Endless attacks by ill-informed media drones and Ferguson’s moribund old-boys’ network only heightened his iconic status in the eyes of many supporters, while his integrity, passion and willingness to stand up for what he believed in resonated strongly with those old enough to remember the Shankly years. Crucially, in the eyes of some these traits only served to highlight his successor’s perceived deficiencies.

Roy Hodgson was not the manager most Liverpool fans wanted.

From the outset he was met with guarded suspicion and a nagging belief that, in different circumstances and with a more stable structure in place, he would not even have made the short-list. It took only a handful of league games before such misgivings gave way to hostility and, increasingly, open resentment. What was most noticeable was the speed at which this antipathy took on a personal tone, as internet forums quickly raged with comments ridiculing his appearance, his speech, his age and (perhaps justifiably) his tactics.

At the heart of this lay an overriding, though uncomfortable, truth. Hodgson wasn’t one of ‘us.’ He didn’t comprehend what the club represents to the supporters, he failed to grasp the basic tenets of humility and dignity that Shankly laid down, and his public utterances were self-serving exercises in buck-passing and negativity. In short, he was a symbol of a despised and dysfunctional regime.

Amidst the tumult, legitimate criticism was frequently overtaken by vitriolic abuse. Oddly, much of the fiercest censure stemmed from those who, six months earlier, had insisted that Benitez should be afforded appropriate levels of respect and patience. That the same courtesies were not extended to Hodgson is testament to both his unrivalled unpopularity with supporters and the desire to see the manager’s post filled by someone capable of upholding its fundamental values.

The Return of the Native

In asking Dalglish to replace Hodgson, the new Liverpool owners demonstrated a canny understanding of the importance, at that particular time, of re-establishing the bond between manager and supporters. The need for stability, for everyone to be seen to be pulling in the same direction after the upheaval and disharmony that had passed, was paramount. And there is no man more in tune with what that entails than Kenny Dalglish.

For the first time in years, bitter recriminations and internal rifts were put to one side. The Liverpool of old was back, as dignity, empathy and ambition usurped sniping, self-interest and defeatism. For a while at least.

However, it is perhaps a sign of the times that even the King of the Kop, a true icon of the club, fell victim to the kind of shabby denigration from professed Liverpool supporters that would once have been unimaginable.
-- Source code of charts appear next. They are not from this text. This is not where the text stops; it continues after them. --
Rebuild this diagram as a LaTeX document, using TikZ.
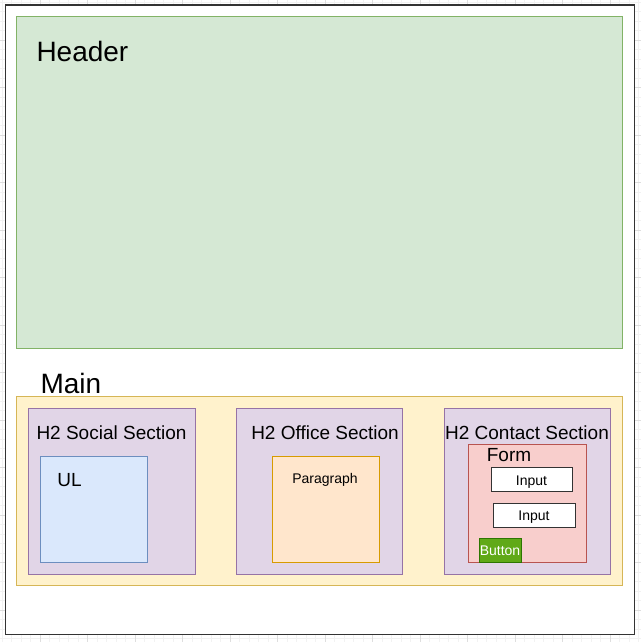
\documentclass[tikz,border=0pt]{standalone}
\usepackage{fontspec}
\setmainfont{Liberation Sans}
\usetikzlibrary{positioning}

\definecolor{headerfill}{HTML}{D5E8D4}
\definecolor{headerline}{HTML}{82B366}
\definecolor{mainfill}{HTML}{FFF2CC}
\definecolor{mainline}{HTML}{D6B656}
\definecolor{sectionfill}{HTML}{E1D5E7}
\definecolor{sectionline}{HTML}{9673A6}
\definecolor{ulfill}{HTML}{DAE8FC}
\definecolor{ulline}{HTML}{6C8EBF}
\definecolor{parafill}{HTML}{FFE6CC}
\definecolor{paraline}{HTML}{D79B00}
\definecolor{formfill}{HTML}{F8CECC}
\definecolor{formline}{HTML}{B85450}
\definecolor{buttonfill}{HTML}{60A917}
\definecolor{buttonline}{HTML}{2D7600}

\begin{document}
\begin{tikzpicture}[x=1pt,y=-1pt,line width=1pt,
    box/.style={draw,rectangle,anchor=north west,inner sep=0pt},
    section box/.style={box,fill=sectionfill,draw=sectionline,minimum width=166pt,minimum height=166pt},
    inner box/.style={box,minimum width=107pt,minimum height=106pt},
    input box/.style={box,fill=white,draw=black!80,minimum width=81pt,minimum height=24pt},
    big text/.style={font=\fontsize{28}{32}\selectfont,anchor=base west,inner sep=0pt},
    mid text/.style={font=\fontsize{19}{22}\selectfont,anchor=base,inner sep=0pt},
    small text/.style={font=\fontsize{14}{16}\selectfont,anchor=base,inner sep=0pt}]

\useasboundingbox (0,0) rectangle (641,642);

% grid behind the page
\foreach \g in {2,11.5,...,641} {
  \draw[black!5,line width=0.5pt] (\g,0) -- (\g,642);
  \draw[black!5,line width=0.5pt] (0,\g) -- (641,\g);
}
\foreach \g in {40,87.5,...,641} {
  \draw[black!13,line width=0.5pt] (\g,0) -- (\g,642);
  \draw[black!13,line width=0.5pt] (0,\g) -- (641,\g);
}

\node[box,fill=white,draw=black!80,line width=1.3pt,minimum width=629pt,minimum height=629pt] (page) at (4.5,4.5) {};

% header
\node[box,fill=headerfill,draw=headerline,minimum width=606pt,minimum height=332pt] (header) at (16,16) {};
\node[big text] (headerlabel) at (36,61) {Header};

% main
\node[big text] (mainlabel) at (40,393) {Main};
\node[box,fill=mainfill,draw=mainline,minimum width=606pt,minimum height=189pt] (main) at (16,396) {};

% sections
\node[section box,minimum width=167pt] (social) at (28,408) {};
\node[section box] (office) at (236,408) {};
\node[section box] (contact) at (444,408) {};
\node[mid text] (sociallabel) at (111.5,439) {H2 Social Section};
\node[mid text] (officelabel) at (325,439) {H2 Office Section};
\node[mid text] (contactlabel) at (527,439) {H2 Contact Section};

% social
\node[inner box,fill=ulfill,draw=ulline] (ul) at (40,456) {};
\node[mid text] (ullabel) at (69.5,486) {UL};

% office
\node[inner box,fill=parafill,draw=paraline] (para) at (272,456) {};
\node[small text] (paralabel) at (325,483) {Paragraph};

% contact
\node[box,fill=formfill,draw=formline,minimum width=118pt,minimum height=118pt] (form) at (468,444) {};
\node[mid text] (formlabel) at (509,461.5) {Form};
\node[input box] (input1) at (491,467) {};
\node[small text] (input1label) at (531.5,485) {Input};
\node[input box,minimum width=82pt] (input2) at (493,503) {};
\node[small text] (input2label) at (534,520) {Input};
\node[box,fill=buttonfill,draw=buttonline,minimum width=42pt,minimum height=24pt] (button) at (479,538) {};
\node[small text,text=white] (buttonlabel) at (500,555) {Button};

\end{tikzpicture}
\end{document}
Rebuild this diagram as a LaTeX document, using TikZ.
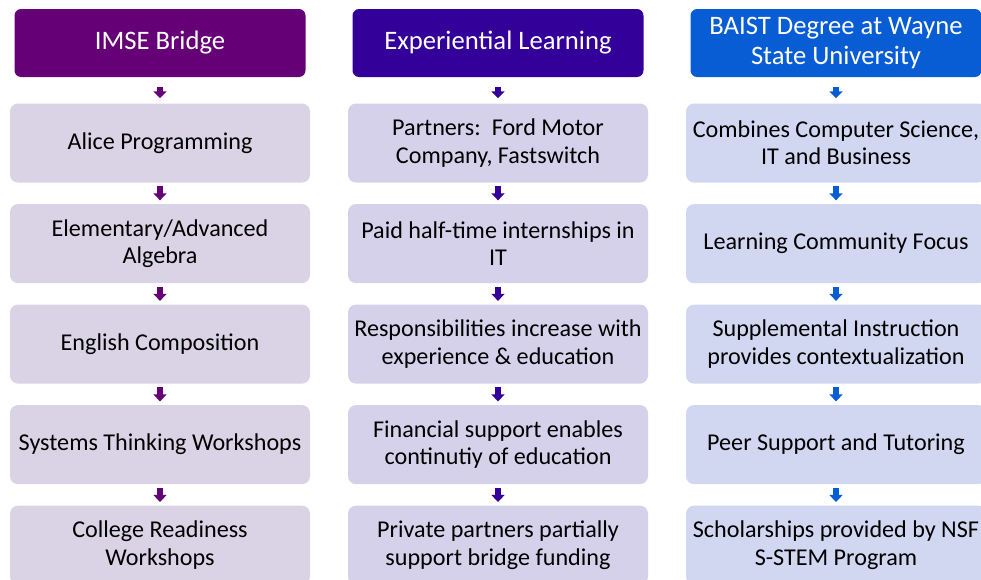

That this, on occasion, crossed into the kind of unacceptable, ugly invective that plagued Hodgson (and, to an extent, Benitez) may be seen as a sign that the relationship with the fans has been damaged, perhaps irreparably.

It now falls to Brendan Rodgers to add his name to the illustrious roll-call of managers who have served the club with distinction.  Though his first season was often an uncomfortable one, starting as it did in the wake of Dalglish's brutal sacking and the apparent snubbing of Benitez, there are clear signs that Rodgers has come to terms with the demands of his position and is establishing a structure and a rapport that bode well for the future.  It goes without saying that the more successful the team is, the more willing the Anfield crowd will be to accept him as one of their own.

Whether the current Liverpool manager can live up to the supporters’ expectations remains to be seen. But, like Shankly outside St. George’s Hall, if he can get them to buy into his vision, if he can take them with him and build a potent, unified force, then this special relationship could once more be the springboard to lasting success.